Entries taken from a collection
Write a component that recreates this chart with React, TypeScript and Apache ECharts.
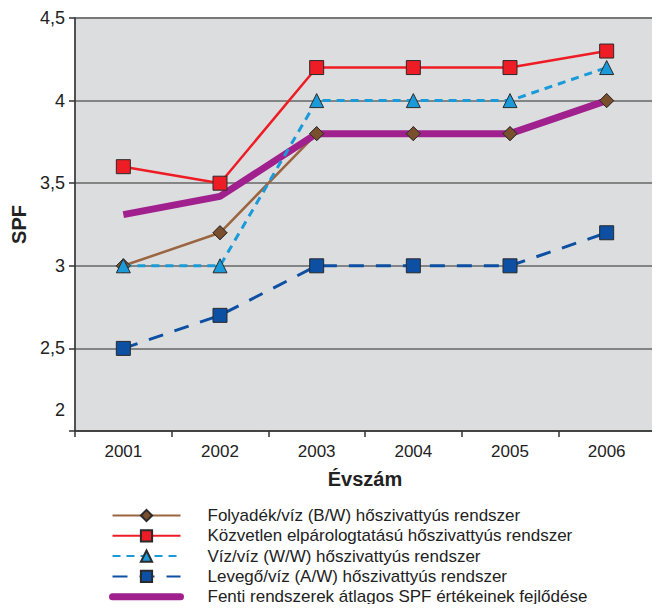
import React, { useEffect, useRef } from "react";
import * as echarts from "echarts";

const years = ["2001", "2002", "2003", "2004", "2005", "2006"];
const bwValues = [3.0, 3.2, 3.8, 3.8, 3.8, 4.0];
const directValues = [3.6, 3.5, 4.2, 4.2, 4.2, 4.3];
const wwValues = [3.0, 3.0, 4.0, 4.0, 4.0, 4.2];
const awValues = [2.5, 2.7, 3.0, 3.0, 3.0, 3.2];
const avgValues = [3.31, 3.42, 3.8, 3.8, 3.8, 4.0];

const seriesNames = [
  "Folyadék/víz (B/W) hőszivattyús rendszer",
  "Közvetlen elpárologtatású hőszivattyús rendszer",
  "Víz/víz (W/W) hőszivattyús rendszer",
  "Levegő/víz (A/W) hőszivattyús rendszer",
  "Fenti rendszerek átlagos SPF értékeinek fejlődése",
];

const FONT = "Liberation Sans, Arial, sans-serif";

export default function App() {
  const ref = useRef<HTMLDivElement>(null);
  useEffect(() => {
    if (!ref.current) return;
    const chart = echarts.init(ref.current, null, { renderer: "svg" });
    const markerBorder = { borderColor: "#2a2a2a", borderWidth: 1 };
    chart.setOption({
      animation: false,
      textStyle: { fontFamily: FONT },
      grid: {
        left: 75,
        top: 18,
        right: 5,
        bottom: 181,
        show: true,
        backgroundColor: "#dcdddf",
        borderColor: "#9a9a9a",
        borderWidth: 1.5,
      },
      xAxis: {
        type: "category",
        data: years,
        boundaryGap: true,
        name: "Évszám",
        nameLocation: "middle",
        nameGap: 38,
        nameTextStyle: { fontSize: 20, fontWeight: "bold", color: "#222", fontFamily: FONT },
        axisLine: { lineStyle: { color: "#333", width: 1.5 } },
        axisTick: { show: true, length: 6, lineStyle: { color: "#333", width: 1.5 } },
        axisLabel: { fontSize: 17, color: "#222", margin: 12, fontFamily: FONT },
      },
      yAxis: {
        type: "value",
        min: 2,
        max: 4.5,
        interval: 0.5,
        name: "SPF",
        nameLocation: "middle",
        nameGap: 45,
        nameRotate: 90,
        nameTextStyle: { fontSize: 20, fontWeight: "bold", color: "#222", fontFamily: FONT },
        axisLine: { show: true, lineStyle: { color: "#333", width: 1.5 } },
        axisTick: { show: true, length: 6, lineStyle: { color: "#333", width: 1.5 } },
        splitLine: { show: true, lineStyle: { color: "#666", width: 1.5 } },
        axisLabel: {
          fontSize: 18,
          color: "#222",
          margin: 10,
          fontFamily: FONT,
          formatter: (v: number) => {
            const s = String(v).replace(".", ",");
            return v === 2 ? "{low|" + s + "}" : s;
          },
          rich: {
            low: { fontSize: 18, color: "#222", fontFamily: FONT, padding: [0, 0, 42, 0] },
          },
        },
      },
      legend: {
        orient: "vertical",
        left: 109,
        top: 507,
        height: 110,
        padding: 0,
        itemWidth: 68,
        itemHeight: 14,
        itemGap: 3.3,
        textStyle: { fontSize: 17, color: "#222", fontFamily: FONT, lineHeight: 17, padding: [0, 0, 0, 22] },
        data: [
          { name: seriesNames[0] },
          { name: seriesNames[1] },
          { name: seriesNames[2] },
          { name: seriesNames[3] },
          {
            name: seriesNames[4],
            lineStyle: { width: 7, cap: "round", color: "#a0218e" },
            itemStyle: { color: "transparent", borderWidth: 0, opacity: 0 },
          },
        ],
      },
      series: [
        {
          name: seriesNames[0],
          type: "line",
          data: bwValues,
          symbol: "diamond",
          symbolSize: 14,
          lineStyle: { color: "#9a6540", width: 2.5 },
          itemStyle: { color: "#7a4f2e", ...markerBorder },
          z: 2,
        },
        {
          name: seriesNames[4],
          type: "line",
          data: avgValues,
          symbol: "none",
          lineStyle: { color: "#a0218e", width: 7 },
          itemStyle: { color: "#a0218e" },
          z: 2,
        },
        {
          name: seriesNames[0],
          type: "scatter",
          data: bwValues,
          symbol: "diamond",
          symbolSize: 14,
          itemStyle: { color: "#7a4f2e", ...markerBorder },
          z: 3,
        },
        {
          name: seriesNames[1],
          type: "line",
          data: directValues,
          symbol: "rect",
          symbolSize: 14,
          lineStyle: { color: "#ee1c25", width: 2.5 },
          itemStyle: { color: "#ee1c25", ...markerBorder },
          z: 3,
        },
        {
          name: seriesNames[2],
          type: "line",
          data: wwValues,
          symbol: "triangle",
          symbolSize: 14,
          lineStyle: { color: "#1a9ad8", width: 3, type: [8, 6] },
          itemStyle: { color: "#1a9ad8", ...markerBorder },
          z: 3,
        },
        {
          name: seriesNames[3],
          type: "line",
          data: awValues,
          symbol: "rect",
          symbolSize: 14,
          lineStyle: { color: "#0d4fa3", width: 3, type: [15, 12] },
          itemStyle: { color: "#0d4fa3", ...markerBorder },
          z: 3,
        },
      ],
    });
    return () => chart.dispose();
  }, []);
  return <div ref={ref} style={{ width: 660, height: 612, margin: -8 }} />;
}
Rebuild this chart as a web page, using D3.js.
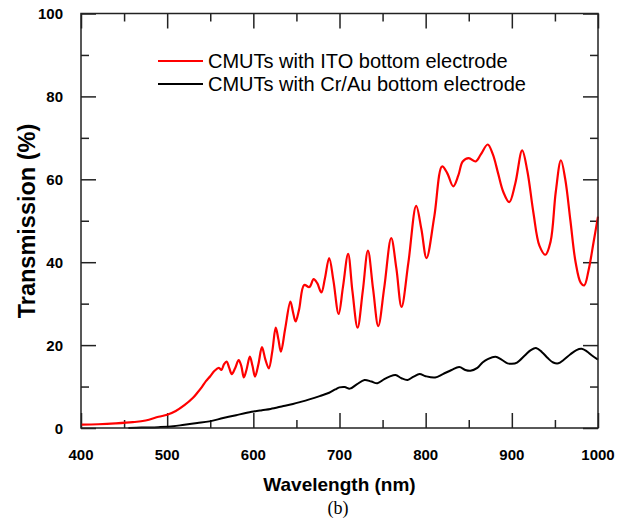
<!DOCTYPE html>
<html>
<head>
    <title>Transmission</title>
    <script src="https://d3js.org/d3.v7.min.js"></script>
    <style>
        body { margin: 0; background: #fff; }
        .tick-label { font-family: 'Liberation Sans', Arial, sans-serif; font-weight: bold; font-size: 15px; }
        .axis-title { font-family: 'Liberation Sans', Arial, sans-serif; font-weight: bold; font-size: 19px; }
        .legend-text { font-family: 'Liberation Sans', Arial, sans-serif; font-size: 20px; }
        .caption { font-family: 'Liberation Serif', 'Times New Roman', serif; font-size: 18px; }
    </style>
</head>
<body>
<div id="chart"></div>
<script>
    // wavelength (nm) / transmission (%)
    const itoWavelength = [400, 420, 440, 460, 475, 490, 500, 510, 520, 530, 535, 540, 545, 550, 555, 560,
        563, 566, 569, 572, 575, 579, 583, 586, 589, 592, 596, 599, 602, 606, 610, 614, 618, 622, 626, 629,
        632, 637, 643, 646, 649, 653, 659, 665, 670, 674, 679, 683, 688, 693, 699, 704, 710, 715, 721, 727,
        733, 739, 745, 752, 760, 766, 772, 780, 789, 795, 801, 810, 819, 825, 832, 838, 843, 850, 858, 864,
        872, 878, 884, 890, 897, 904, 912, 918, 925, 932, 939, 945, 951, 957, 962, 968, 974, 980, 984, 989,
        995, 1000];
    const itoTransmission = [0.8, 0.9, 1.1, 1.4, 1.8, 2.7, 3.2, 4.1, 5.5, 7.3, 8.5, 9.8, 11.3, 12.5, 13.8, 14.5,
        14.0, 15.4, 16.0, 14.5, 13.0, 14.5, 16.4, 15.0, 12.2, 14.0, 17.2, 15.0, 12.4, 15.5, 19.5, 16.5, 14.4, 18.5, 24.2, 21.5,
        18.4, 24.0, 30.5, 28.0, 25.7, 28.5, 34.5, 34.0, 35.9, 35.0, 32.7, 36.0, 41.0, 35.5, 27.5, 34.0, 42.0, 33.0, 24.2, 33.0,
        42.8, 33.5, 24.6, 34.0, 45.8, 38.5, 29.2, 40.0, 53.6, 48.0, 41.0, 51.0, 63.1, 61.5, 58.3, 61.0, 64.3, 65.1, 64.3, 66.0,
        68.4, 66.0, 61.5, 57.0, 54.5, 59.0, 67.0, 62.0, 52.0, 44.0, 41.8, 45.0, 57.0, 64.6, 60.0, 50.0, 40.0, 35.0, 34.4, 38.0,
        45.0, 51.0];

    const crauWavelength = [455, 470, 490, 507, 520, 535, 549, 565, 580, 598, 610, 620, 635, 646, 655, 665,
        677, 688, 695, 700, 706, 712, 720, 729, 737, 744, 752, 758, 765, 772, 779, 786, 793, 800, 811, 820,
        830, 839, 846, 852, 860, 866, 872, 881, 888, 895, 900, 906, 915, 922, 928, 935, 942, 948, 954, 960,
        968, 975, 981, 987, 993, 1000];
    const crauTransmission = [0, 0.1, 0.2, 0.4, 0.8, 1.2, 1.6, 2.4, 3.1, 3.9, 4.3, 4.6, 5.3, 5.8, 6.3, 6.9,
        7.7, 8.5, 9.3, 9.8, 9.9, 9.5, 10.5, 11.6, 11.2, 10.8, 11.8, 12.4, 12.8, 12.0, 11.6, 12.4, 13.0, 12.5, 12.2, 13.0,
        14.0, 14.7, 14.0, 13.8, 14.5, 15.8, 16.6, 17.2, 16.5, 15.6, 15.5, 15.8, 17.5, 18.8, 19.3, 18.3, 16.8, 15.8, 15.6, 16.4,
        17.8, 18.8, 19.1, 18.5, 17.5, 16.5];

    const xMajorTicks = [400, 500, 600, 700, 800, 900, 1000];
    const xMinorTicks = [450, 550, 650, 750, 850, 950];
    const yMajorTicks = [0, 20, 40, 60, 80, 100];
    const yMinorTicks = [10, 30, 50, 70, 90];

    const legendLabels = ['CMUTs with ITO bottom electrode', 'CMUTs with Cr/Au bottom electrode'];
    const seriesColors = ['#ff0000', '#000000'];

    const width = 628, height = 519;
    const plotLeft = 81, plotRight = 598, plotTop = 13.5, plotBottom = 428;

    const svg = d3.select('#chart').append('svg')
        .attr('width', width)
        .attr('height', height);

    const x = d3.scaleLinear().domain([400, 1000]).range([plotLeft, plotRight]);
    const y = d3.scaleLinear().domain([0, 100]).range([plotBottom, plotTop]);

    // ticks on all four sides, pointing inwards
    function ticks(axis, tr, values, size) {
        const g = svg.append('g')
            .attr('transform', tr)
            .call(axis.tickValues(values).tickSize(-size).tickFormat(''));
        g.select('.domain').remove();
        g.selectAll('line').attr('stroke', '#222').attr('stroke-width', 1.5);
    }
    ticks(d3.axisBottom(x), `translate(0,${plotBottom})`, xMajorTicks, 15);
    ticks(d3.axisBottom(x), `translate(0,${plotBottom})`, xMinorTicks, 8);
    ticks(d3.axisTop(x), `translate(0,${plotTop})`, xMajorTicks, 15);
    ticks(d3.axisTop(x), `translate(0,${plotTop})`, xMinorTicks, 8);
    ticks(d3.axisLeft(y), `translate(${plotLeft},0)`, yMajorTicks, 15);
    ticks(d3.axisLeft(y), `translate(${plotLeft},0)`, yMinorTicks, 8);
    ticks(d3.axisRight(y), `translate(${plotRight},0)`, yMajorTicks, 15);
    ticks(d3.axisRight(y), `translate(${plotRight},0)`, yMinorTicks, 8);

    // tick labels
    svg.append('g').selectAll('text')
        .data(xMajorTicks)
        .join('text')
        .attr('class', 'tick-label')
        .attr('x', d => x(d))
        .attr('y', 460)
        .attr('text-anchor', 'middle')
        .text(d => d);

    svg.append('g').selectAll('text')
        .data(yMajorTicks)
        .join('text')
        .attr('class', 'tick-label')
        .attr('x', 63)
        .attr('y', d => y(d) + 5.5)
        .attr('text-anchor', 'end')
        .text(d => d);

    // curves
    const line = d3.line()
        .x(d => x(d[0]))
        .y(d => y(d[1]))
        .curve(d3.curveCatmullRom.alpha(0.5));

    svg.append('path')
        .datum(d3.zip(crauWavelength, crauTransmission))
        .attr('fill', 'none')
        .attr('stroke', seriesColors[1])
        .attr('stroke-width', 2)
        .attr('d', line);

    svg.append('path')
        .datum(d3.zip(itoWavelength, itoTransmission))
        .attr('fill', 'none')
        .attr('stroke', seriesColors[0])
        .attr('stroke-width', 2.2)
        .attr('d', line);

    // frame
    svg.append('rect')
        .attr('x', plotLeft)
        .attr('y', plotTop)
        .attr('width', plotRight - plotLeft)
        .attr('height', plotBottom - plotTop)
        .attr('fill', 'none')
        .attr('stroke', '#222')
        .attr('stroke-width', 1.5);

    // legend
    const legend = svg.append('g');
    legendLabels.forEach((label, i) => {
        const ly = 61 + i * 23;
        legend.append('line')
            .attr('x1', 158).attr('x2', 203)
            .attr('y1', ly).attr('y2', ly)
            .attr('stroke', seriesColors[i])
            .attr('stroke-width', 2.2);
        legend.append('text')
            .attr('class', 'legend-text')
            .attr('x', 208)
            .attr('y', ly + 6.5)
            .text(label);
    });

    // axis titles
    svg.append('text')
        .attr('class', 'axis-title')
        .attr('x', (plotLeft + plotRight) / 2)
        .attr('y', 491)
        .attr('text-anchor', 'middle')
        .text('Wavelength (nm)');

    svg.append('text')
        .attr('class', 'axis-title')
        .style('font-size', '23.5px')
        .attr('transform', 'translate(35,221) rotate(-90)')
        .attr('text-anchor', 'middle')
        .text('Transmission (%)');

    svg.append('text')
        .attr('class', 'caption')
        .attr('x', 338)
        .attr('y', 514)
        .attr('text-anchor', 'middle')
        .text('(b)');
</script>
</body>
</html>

TO BE DONE ->
Leave out the pictures, then repeat the listing above exactly from its first line to the line with "const avgValues = [3.31, 3.42, 3.8, 3.8, 3.8, 4.0];", inclusive.

EXERCISE RESPONSE ->
Write a component that recreates this chart with React, TypeScript and Apache ECharts.
import React, { useEffect, useRef } from "react";
import * as echarts from "echarts";

const years = ["2001", "2002", "2003", "2004", "2005", "2006"];
const bwValues = [3.0, 3.2, 3.8, 3.8, 3.8, 4.0];
const directValues = [3.6, 3.5, 4.2, 4.2, 4.2, 4.3];
const wwValues = [3.0, 3.0, 4.0, 4.0, 4.0, 4.2];
const awValues = [2.5, 2.7, 3.0, 3.0, 3.0, 3.2];
const avgValues = [3.31, 3.42, 3.8, 3.8, 3.8, 4.0];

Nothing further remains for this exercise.